Nicholas Congiato (14 September 1816 – 10 May 1897) was an Italian-born Jesuit priest. He was born in Cagliari, Sardinia and entered the Society of Jesus, an order of the Roman Catholic Church, when he was fourteen years of age. After his initial education, he went to Turin, Italy, for advanced studies in philosophy. Congiato then became Vice-President of the College of Nobles in Turin and held a similar position at the Jesuit College in Fribourg, a city in Switzerland.

In 1847, he was sent to the United States, where he led St. Joseph's College in Bardstown, Kentucky, ministered to Indian missions in the Rocky Mountains, and, in 1854, came to California to take over as Superior General of the Jesuit Missions of California and Oregon.

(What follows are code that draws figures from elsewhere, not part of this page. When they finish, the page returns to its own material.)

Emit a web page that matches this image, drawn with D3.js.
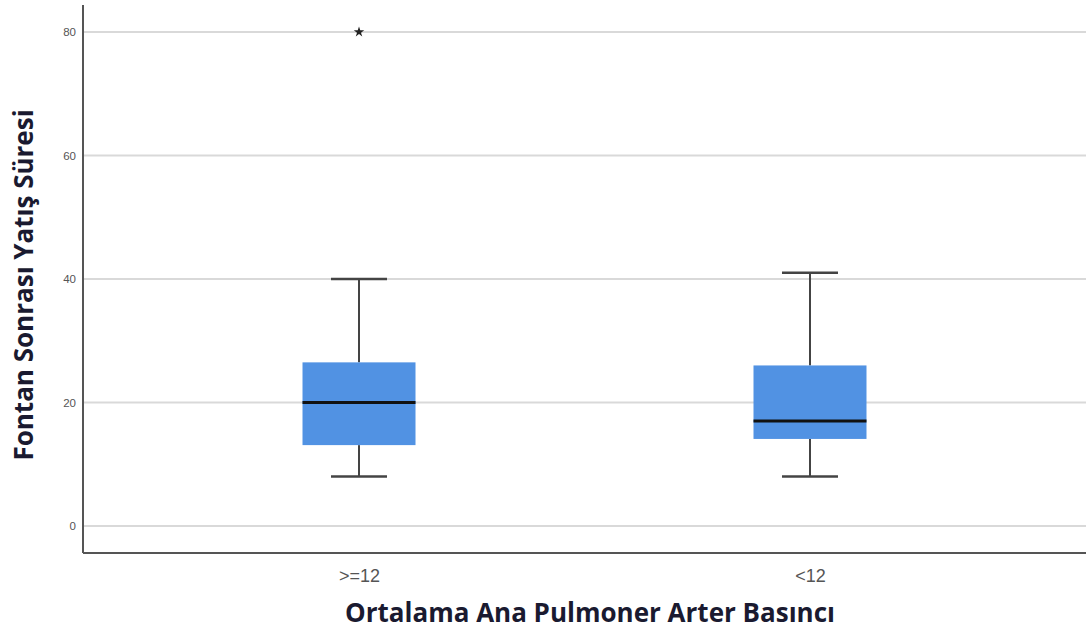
<!DOCTYPE html>
<html><head><meta charset="utf-8">
<script src="https://cdn.jsdelivr.net/npm/d3@7"></script>
<style>body{margin:0;background:#fff}svg{display:block}</style>
</head><body><svg id="c" width="1086" height="632"></svg>
<script>
const categories = [">=12", "<12"];
const q1 = [13.1, 14.1];
const median = [20, 17];
const q3 = [26.5, 26];
const whiskerLow = [8, 8];
const whiskerHigh = [40, 41];
const outliers = [[80], []];
const yTicks = [0, 20, 40, 60, 80];

(function(){
const svg = d3.select("#c");
const pLeft = 83, pRight = 1086, pTop = 5, pBottom = 553;
const y = d3.scaleLinear().domain([0, 80]).range([526, 32]);
const x = d3.scalePoint().domain(categories).range([pLeft, pRight]).padding(0.612);
const boxW = 113, capW = 56;

// grid
svg.append("g").selectAll("line").data(yTicks).join("line")
  .attr("x1", pLeft).attr("x2", pRight)
  .attr("y1", d => y(d)).attr("y2", d => y(d))
  .attr("stroke", "#d9d9d9").attr("stroke-width", 2);

// y tick labels
const yAxis = d3.axisLeft(y).tickValues(yTicks).tickSize(0).tickPadding(7);
const ga = svg.append("g").attr("transform", `translate(${pLeft},0)`).call(yAxis);
ga.select(".domain").remove();
ga.selectAll("text").attr("font-family", "Arial, Liberation Sans, sans-serif")
  .attr("font-size", 11.5).attr("fill", "#555");

// axis lines
svg.append("line").attr("x1", pLeft).attr("x2", pLeft).attr("y1", pTop).attr("y2", pBottom)
  .attr("stroke", "#555").attr("stroke-width", 2);
svg.append("line").attr("x1", pLeft).attr("x2", pRight).attr("y1", pBottom).attr("y2", pBottom)
  .attr("stroke", "#555").attr("stroke-width", 2);

// x tick labels
const xAxis = d3.axisBottom(x).tickSize(0).tickPadding(16);
const gx = svg.append("g").attr("transform", `translate(0,${pBottom})`).call(xAxis);
gx.select(".domain").remove();
gx.selectAll("text").attr("font-family", "Arial, Liberation Sans, sans-serif")
  .attr("font-size", 18).attr("fill", "#555");

// boxes
const data = categories.map((c, i) => ({c, q1: q1[i], med: median[i], q3: q3[i], lo: whiskerLow[i], hi: whiskerHigh[i], out: outliers[i]}));
const g = svg.append("g").selectAll("g").data(data).join("g");
g.append("line").attr("x1", d => x(d.c)).attr("x2", d => x(d.c))
  .attr("y1", d => y(d.hi)).attr("y2", d => y(d.q3)).attr("stroke", "#444").attr("stroke-width", 2);
g.append("line").attr("x1", d => x(d.c)).attr("x2", d => x(d.c))
  .attr("y1", d => y(d.q1)).attr("y2", d => y(d.lo)).attr("stroke", "#444").attr("stroke-width", 2);
g.append("line").attr("x1", d => x(d.c) - capW/2).attr("x2", d => x(d.c) + capW/2)
  .attr("y1", d => y(d.hi)).attr("y2", d => y(d.hi)).attr("stroke", "#444").attr("stroke-width", 2.5);
g.append("line").attr("x1", d => x(d.c) - capW/2).attr("x2", d => x(d.c) + capW/2)
  .attr("y1", d => y(d.lo)).attr("y2", d => y(d.lo)).attr("stroke", "#444").attr("stroke-width", 2.5);
g.append("rect").attr("x", d => x(d.c) - boxW/2).attr("width", boxW)
  .attr("y", d => y(d.q3)).attr("height", d => y(d.q1) - y(d.q3)).attr("fill", "#5192E3");
g.append("line").attr("x1", d => x(d.c) - boxW/2).attr("x2", d => x(d.c) + boxW/2)
  .attr("y1", d => y(d.med)).attr("y2", d => y(d.med)).attr("stroke", "#111").attr("stroke-width", 3);
g.selectAll("path.out").data(d => d.out.map(v => ({c: d.c, v}))).join("path")
  .attr("class", "out")
  .attr("d", d3.symbol(d3.symbolStar, 34))
  .attr("transform", d => `translate(${x(d.c)},${y(d.v)})`).attr("fill", "#222");

// titles
svg.append("text").attr("x", 590).attr("y", 622).attr("text-anchor", "middle")
  .attr("font-family", "Open Sans, sans-serif").attr("font-weight", "bold").attr("font-size", 26)
  .attr("fill", "#1a1a30").text("Ortalama Ana Pulmoner Arter Basıncı");
svg.append("text").attr("transform", "translate(33,285) rotate(-90)").attr("text-anchor", "middle")
  .attr("font-family", "Open Sans, sans-serif").attr("font-weight", "bold").attr("font-size", 26)
  .attr("fill", "#1a1a30").text("Fontan Sonrası Yatış Süresi");
})();
</script></body></html>
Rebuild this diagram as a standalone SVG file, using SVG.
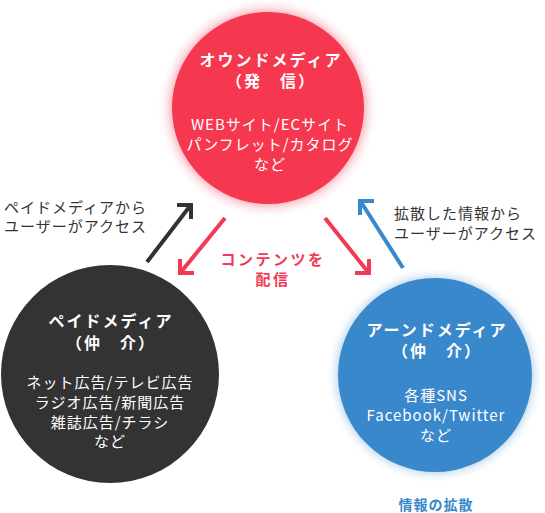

Congiato became the second president of two different Jesuit colleges in the San Francisco Bay Area. Upon the death of John Nobili in 1856, he assumed the presidency of Santa Clara College. His tenure in Santa Clara, (1856–1858), saw the construction of the first chapel, renovations of the theatre and gymnasium, and the establishment of the Philhistorian and Philalethic Debating Societies. During that time, a swimming pond was also added. Afterwards, Congiato succeeded Anthony Maraschi as president of Saint Ignatius College in San Francisco in 1862, serving two separate terms and presiding over Saint Ignatius' expansion in downtown San Francisco.

After 1858, Congiato remained the Superior of the Oregon Missions, and twice (1865–1868 and 1883–1888) was appointed Superior of the Mission of California. For nearly twenty years he served as the pastor of St. Joseph's Church in San Jose, California and constructed the Jesuit Novitiate at Los Gatos, where he died in 1897.